## Begin

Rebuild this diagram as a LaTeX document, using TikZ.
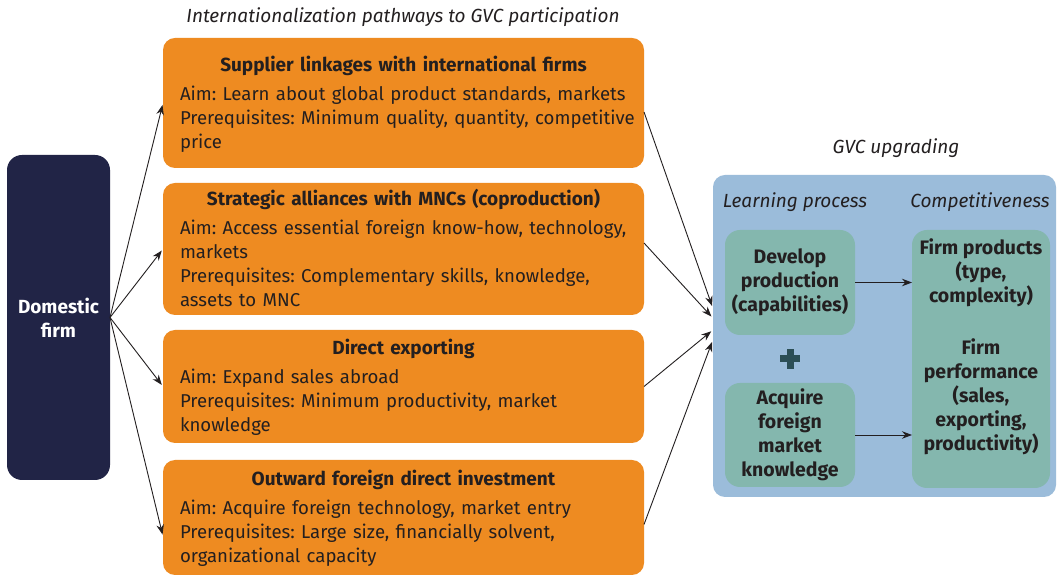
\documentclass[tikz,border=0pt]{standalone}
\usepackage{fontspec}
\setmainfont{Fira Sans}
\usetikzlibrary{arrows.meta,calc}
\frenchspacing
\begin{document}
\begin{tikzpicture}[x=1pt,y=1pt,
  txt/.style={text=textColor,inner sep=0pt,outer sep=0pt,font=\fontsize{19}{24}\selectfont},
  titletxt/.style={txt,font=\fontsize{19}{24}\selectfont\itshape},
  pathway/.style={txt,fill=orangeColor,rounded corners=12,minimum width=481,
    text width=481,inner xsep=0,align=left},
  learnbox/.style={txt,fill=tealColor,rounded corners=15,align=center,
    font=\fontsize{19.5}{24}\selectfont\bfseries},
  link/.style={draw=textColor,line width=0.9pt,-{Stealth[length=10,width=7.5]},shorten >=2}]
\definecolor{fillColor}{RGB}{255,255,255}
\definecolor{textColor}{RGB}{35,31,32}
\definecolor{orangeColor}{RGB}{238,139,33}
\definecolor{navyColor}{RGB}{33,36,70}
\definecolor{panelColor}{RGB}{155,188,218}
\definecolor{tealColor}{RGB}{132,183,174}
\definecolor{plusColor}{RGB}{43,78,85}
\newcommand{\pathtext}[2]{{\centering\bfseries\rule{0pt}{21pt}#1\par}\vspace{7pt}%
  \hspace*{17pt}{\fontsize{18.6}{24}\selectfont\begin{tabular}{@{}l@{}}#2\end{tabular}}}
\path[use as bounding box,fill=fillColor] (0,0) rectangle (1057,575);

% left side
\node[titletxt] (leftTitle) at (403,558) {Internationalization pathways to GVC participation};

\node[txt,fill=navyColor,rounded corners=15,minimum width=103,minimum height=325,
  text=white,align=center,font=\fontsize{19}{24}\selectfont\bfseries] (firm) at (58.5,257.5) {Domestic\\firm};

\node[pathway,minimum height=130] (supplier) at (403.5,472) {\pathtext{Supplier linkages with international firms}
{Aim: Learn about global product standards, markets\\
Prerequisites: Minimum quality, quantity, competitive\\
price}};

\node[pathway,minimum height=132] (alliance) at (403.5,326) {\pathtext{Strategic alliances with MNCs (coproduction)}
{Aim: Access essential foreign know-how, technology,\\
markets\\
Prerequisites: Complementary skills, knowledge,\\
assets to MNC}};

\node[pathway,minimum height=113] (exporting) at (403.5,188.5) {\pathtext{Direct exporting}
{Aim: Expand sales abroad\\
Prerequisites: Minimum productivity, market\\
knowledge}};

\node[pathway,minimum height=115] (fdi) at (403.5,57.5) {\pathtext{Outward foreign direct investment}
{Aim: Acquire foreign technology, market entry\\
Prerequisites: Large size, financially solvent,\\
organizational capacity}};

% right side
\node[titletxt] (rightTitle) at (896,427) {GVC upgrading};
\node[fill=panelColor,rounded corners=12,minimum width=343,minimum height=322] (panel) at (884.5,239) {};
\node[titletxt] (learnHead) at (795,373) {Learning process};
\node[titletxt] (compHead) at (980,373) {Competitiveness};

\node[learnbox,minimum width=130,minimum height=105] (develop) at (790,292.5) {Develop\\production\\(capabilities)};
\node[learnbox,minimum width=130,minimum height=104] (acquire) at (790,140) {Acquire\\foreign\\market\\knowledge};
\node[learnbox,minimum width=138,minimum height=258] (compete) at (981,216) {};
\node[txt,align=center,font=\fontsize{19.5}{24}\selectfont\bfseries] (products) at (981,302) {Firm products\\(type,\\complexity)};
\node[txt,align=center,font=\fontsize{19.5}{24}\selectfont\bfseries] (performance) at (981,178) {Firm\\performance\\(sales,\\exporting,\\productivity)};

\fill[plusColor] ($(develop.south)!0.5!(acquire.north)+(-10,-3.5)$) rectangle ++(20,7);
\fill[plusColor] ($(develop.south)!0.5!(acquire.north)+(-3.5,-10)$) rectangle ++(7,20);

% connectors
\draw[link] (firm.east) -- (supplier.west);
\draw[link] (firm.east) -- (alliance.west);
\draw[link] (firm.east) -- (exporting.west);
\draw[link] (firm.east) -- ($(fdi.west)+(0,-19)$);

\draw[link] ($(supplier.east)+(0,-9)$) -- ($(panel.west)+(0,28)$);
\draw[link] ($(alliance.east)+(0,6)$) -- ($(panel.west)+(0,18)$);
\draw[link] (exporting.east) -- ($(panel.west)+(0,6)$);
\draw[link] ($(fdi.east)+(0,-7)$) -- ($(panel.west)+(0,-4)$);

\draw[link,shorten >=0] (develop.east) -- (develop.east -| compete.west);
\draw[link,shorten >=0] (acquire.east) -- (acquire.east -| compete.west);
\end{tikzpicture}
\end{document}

## End

- **GIVEN EXERCISE**:
Skipping the pictures, transcribe each line above exactly as it appears.

- **RESULT OF THE TASK**:
Rebuild this diagram as a LaTeX document, using TikZ.
\documentclass[tikz,border=0pt]{standalone}
\usepackage{fontspec}
\setmainfont{Fira Sans}
\usetikzlibrary{arrows.meta,calc}
\frenchspacing
\begin{document}
\begin{tikzpicture}[x=1pt,y=1pt,
  txt/.style={text=textColor,inner sep=0pt,outer sep=0pt,font=\fontsize{19}{24}\selectfont},
  titletxt/.style={txt,font=\fontsize{19}{24}\selectfont\itshape},
  pathway/.style={txt,fill=orangeColor,rounded corners=12,minimum width=481,
    text width=481,inner xsep=0,align=left},
  learnbox/.style={txt,fill=tealColor,rounded corners=15,align=center,
    font=\fontsize{19.5}{24}\selectfont\bfseries},
  link/.style={draw=textColor,line width=0.9pt,-{Stealth[length=10,width=7.5]},shorten >=2}]
\definecolor{fillColor}{RGB}{255,255,255}
\definecolor{textColor}{RGB}{35,31,32}
\definecolor{orangeColor}{RGB}{238,139,33}
\definecolor{navyColor}{RGB}{33,36,70}
\definecolor{panelColor}{RGB}{155,188,218}
\definecolor{tealColor}{RGB}{132,183,174}
\definecolor{plusColor}{RGB}{43,78,85}
\newcommand{\pathtext}[2]{{\centering\bfseries\rule{0pt}{21pt}#1\par}\vspace{7pt}%
  \hspace*{17pt}{\fontsize{18.6}{24}\selectfont\begin{tabular}{@{}l@{}}#2\end{tabular}}}
\path[use as bounding box,fill=fillColor] (0,0) rectangle (1057,575);

% left side
\node[titletxt] (leftTitle) at (403,558) {Internationalization pathways to GVC participation};

\node[txt,fill=navyColor,rounded corners=15,minimum width=103,minimum height=325,
  text=white,align=center,font=\fontsize{19}{24}\selectfont\bfseries] (firm) at (58.5,257.5) {Domestic\\firm};

\node[pathway,minimum height=130] (supplier) at (403.5,472) {\pathtext{Supplier linkages with international firms}
{Aim: Learn about global product standards, markets\\
Prerequisites: Minimum quality, quantity, competitive\\
price}};

\node[pathway,minimum height=132] (alliance) at (403.5,326) {\pathtext{Strategic alliances with MNCs (coproduction)}
{Aim: Access essential foreign know-how, technology,\\
markets\\
Prerequisites: Complementary skills, knowledge,\\
assets to MNC}};

\node[pathway,minimum height=113] (exporting) at (403.5,188.5) {\pathtext{Direct exporting}
{Aim: Expand sales abroad\\
Prerequisites: Minimum productivity, market\\
knowledge}};

\node[pathway,minimum height=115] (fdi) at (403.5,57.5) {\pathtext{Outward foreign direct investment}
{Aim: Acquire foreign technology, market entry\\
Prerequisites: Large size, financially solvent,\\
organizational capacity}};

% right side
\node[titletxt] (rightTitle) at (896,427) {GVC upgrading};
\node[fill=panelColor,rounded corners=12,minimum width=343,minimum height=322] (panel) at (884.5,239) {};
\node[titletxt] (learnHead) at (795,373) {Learning process};
\node[titletxt] (compHead) at (980,373) {Competitiveness};

\node[learnbox,minimum width=130,minimum height=105] (develop) at (790,292.5) {Develop\\production\\(capabilities)};
\node[learnbox,minimum width=130,minimum height=104] (acquire) at (790,140) {Acquire\\foreign\\market\\knowledge};
\node[learnbox,minimum width=138,minimum height=258] (compete) at (981,216) {};
\node[txt,align=center,font=\fontsize{19.5}{24}\selectfont\bfseries] (products) at (981,302) {Firm products\\(type,\\complexity)};
\node[txt,align=center,font=\fontsize{19.5}{24}\selectfont\bfseries] (performance) at (981,178) {Firm\\performance\\(sales,\\exporting,\\productivity)};

\fill[plusColor] ($(develop.south)!0.5!(acquire.north)+(-10,-3.5)$) rectangle ++(20,7);
\fill[plusColor] ($(develop.south)!0.5!(acquire.north)+(-3.5,-10)$) rectangle ++(7,20);

% connectors
\draw[link] (firm.east) -- (supplier.west);
\draw[link] (firm.east) -- (alliance.west);
\draw[link] (firm.east) -- (exporting.west);
\draw[link] (firm.east) -- ($(fdi.west)+(0,-19)$);

\draw[link] ($(supplier.east)+(0,-9)$) -- ($(panel.west)+(0,28)$);
\draw[link] ($(alliance.east)+(0,6)$) -- ($(panel.west)+(0,18)$);
\draw[link] (exporting.east) -- ($(panel.west)+(0,6)$);
\draw[link] ($(fdi.east)+(0,-7)$) -- ($(panel.west)+(0,-4)$);

\draw[link,shorten >=0] (develop.east) -- (develop.east -| compete.west);
\draw[link,shorten >=0] (acquire.east) -- (acquire.east -| compete.west);
\end{tikzpicture}
\end{document}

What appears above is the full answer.